§ DIRECTIONS:
Quote the listing in full, exactly as given, minus any pictures.

§ SUPPLIED MATERIAL:
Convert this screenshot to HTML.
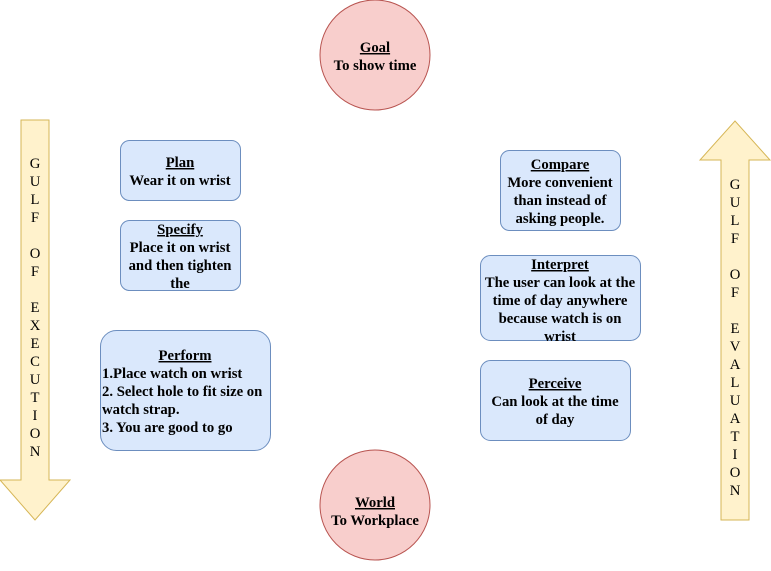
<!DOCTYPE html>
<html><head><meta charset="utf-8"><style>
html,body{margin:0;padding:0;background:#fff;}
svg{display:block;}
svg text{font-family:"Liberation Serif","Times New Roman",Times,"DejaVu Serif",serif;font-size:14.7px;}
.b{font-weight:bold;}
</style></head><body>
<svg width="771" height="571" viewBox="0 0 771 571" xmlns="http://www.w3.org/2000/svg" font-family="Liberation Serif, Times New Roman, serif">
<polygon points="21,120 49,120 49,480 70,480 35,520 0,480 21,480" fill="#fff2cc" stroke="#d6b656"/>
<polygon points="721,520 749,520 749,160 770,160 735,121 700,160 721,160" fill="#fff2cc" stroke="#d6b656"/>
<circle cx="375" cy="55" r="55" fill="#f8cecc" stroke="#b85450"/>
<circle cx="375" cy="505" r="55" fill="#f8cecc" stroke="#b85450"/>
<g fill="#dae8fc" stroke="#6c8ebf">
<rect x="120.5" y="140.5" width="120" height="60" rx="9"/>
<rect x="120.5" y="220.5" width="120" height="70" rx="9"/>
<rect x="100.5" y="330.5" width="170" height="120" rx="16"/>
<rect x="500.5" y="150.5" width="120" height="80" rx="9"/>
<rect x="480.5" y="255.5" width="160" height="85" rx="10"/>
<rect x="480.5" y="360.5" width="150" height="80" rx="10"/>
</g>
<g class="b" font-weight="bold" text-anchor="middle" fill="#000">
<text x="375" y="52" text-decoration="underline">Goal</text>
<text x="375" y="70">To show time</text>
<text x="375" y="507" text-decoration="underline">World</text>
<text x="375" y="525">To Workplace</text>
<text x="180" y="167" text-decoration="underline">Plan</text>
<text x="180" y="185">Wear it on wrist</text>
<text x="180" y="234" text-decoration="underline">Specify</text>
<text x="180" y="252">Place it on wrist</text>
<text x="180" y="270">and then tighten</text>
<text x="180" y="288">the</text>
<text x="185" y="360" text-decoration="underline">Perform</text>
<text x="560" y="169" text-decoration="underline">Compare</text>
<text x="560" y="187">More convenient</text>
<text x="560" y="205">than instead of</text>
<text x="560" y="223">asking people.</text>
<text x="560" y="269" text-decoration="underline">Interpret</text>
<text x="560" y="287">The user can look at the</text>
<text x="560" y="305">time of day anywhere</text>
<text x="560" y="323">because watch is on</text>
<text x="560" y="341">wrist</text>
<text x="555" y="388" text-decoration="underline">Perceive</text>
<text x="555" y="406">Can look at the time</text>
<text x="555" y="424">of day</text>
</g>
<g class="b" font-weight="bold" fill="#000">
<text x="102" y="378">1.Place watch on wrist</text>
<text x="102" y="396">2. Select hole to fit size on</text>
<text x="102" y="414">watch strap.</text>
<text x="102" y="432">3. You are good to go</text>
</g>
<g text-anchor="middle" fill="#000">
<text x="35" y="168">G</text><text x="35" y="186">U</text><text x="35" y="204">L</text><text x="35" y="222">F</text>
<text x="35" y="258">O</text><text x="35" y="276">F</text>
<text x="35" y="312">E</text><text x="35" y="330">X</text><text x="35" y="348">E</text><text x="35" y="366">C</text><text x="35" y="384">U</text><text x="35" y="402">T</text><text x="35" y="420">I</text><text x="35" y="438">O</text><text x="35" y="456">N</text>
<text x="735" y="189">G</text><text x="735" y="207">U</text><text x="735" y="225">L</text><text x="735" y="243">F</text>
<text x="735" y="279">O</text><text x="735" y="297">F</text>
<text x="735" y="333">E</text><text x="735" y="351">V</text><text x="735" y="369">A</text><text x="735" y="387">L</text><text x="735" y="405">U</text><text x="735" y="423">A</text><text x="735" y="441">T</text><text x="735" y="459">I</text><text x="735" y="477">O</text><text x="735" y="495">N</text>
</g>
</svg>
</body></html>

§ RESPONSE TO THIS TASK:
Convert this screenshot to HTML.
<!DOCTYPE html>
<html><head><meta charset="utf-8"><style>
html,body{margin:0;padding:0;background:#fff;}
svg{display:block;}
svg text{font-family:"Liberation Serif","Times New Roman",Times,"DejaVu Serif",serif;font-size:14.7px;}
.b{font-weight:bold;}
</style></head><body>
<svg width="771" height="571" viewBox="0 0 771 571" xmlns="http://www.w3.org/2000/svg" font-family="Liberation Serif, Times New Roman, serif">
<polygon points="21,120 49,120 49,480 70,480 35,520 0,480 21,480" fill="#fff2cc" stroke="#d6b656"/>
<polygon points="721,520 749,520 749,160 770,160 735,121 700,160 721,160" fill="#fff2cc" stroke="#d6b656"/>
<circle cx="375" cy="55" r="55" fill="#f8cecc" stroke="#b85450"/>
<circle cx="375" cy="505" r="55" fill="#f8cecc" stroke="#b85450"/>
<g fill="#dae8fc" stroke="#6c8ebf">
<rect x="120.5" y="140.5" width="120" height="60" rx="9"/>
<rect x="120.5" y="220.5" width="120" height="70" rx="9"/>
<rect x="100.5" y="330.5" width="170" height="120" rx="16"/>
<rect x="500.5" y="150.5" width="120" height="80" rx="9"/>
<rect x="480.5" y="255.5" width="160" height="85" rx="10"/>
<rect x="480.5" y="360.5" width="150" height="80" rx="10"/>
</g>
<g class="b" font-weight="bold" text-anchor="middle" fill="#000">
<text x="375" y="52" text-decoration="underline">Goal</text>
<text x="375" y="70">To show time</text>
<text x="375" y="507" text-decoration="underline">World</text>
<text x="375" y="525">To Workplace</text>
<text x="180" y="167" text-decoration="underline">Plan</text>
<text x="180" y="185">Wear it on wrist</text>
<text x="180" y="234" text-decoration="underline">Specify</text>
<text x="180" y="252">Place it on wrist</text>
<text x="180" y="270">and then tighten</text>
<text x="180" y="288">the</text>
<text x="185" y="360" text-decoration="underline">Perform</text>
<text x="560" y="169" text-decoration="underline">Compare</text>
<text x="560" y="187">More convenient</text>
<text x="560" y="205">than instead of</text>
<text x="560" y="223">asking people.</text>
<text x="560" y="269" text-decoration="underline">Interpret</text>
<text x="560" y="287">The user can look at the</text>
<text x="560" y="305">time of day anywhere</text>
<text x="560" y="323">because watch is on</text>
<text x="560" y="341">wrist</text>
<text x="555" y="388" text-decoration="underline">Perceive</text>
<text x="555" y="406">Can look at the time</text>
<text x="555" y="424">of day</text>
</g>
<g class="b" font-weight="bold" fill="#000">
<text x="102" y="378">1.Place watch on wrist</text>
<text x="102" y="396">2. Select hole to fit size on</text>
<text x="102" y="414">watch strap.</text>
<text x="102" y="432">3. You are good to go</text>
</g>
<g text-anchor="middle" fill="#000">
<text x="35" y="168">G</text><text x="35" y="186">U</text><text x="35" y="204">L</text><text x="35" y="222">F</text>
<text x="35" y="258">O</text><text x="35" y="276">F</text>
<text x="35" y="312">E</text><text x="35" y="330">X</text><text x="35" y="348">E</text><text x="35" y="366">C</text><text x="35" y="384">U</text><text x="35" y="402">T</text><text x="35" y="420">I</text><text x="35" y="438">O</text><text x="35" y="456">N</text>
<text x="735" y="189">G</text><text x="735" y="207">U</text><text x="735" y="225">L</text><text x="735" y="243">F</text>
<text x="735" y="279">O</text><text x="735" y="297">F</text>
<text x="735" y="333">E</text><text x="735" y="351">V</text><text x="735" y="369">A</text><text x="735" y="387">L</text><text x="735" y="405">U</text><text x="735" y="423">A</text><text x="735" y="441">T</text><text x="735" y="459">I</text><text x="735" y="477">O</text><text x="735" y="495">N</text>
</g>
</svg>
</body></html>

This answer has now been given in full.